» What is being asked
From the first line of the data down to and including the line with "import plotly.graph_objects as go", copy everything exactly, leaving out pictures.

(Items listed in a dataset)

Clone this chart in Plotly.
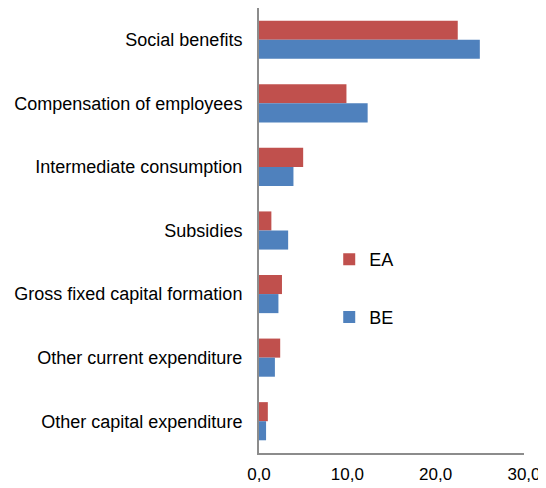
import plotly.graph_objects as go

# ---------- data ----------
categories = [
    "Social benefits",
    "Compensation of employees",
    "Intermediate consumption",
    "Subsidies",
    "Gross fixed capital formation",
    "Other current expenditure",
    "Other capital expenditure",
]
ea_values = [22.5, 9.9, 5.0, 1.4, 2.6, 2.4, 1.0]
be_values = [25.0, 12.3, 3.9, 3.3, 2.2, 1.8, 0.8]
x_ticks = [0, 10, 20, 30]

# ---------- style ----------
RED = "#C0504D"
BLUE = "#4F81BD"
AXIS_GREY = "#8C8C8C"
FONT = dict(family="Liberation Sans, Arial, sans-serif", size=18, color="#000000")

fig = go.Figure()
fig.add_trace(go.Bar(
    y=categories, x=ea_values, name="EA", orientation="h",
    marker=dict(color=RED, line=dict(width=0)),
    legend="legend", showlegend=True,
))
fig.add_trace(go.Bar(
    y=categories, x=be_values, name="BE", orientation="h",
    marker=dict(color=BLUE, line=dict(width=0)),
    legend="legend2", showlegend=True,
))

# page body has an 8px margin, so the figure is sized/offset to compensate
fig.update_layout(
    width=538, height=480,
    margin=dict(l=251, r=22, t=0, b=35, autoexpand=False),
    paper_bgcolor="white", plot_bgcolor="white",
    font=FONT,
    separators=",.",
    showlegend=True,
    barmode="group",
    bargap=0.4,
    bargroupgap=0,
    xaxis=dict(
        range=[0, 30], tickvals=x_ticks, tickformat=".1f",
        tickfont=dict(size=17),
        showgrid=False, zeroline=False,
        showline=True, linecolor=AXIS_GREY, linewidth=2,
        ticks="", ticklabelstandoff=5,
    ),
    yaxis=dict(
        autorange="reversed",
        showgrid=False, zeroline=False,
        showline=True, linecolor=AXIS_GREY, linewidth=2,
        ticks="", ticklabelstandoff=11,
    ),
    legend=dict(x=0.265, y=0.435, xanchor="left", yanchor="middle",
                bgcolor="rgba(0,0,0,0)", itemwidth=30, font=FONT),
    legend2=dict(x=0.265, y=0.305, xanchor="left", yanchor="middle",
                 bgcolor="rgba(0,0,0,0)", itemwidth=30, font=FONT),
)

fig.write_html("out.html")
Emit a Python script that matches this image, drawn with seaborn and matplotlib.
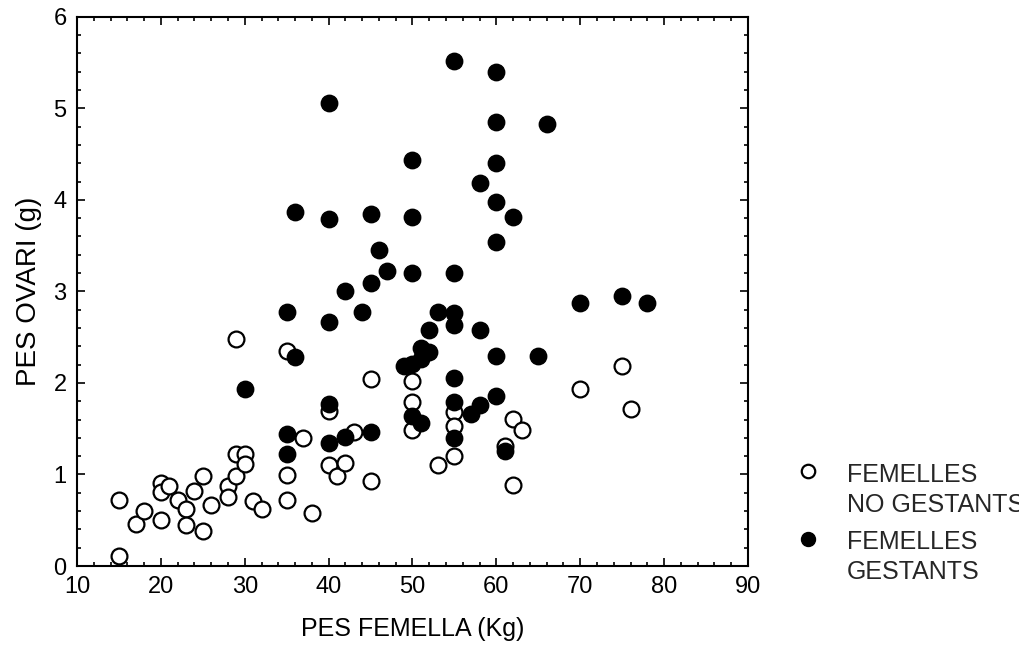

» Complete output
Clone this chart in Plotly.
import plotly.graph_objects as go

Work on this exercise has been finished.